The second question is my favorite because the answer is so painfully obvious. I’ll let Desmond tell you why:
“The Bipartisan Policy Center crunched the numbers a few years ago and suggested that everything I’m advocating for tonight would cost us an additional 22 billion dollars a year,” said Desmond. “That is not a small figure. But it is well within our capacity. We have the money. We just decided different ways how to spend it. Every year in this country, every year in America homeowners cash in on the home mortgage interest deduction. Those subsidies far far out pays directing housing assistance—the need. We already have a universal housing program in this country. It’s an entitlement. It’s just not for poor people.”
He goes on:
“So here Arlene got evicted from 13th street, we as a country spent about $41 billion dollars in direct housing assistance for the needy, that same year we spent about $170 billion dollars on homeownership tax subsidies. That number $170 billion dollars is equivalent to the entire budgets of the departments of education, veteran affairs, homeland security, justice and agriculture combined. That is a large figure. Most of that benefit goes to families with six figure incomes. Most white families in America own their own their home and are entitled to one of the sweetest cut outs in the tax code. Most black and latina families—because of our legacy of racial discrimination—do not.

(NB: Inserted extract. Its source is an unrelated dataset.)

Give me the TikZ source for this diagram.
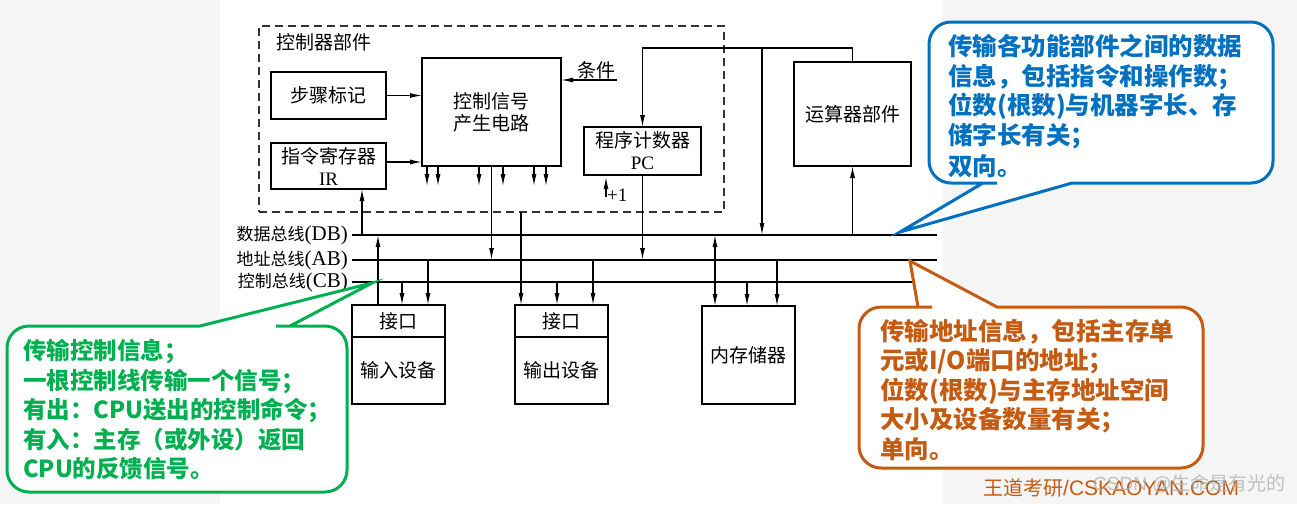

It is hard to think of a social policy that does a better job of amplifying our racial and economic inequality in America than our housing policy does. So if we’re going to spend a bulk of our public housing dollars on the rich, I say we should just own up to that. We should just be honest about that. We should be like ‘Yes, this is the kind of country I live in! This is our social contract. I’ll sign my name to this!’
It is a lie that the richest country on the planet can’t afford to do more. Because if poverty is persistent in America it’s not for a lack of resources.”
We can do better. We MUST do better.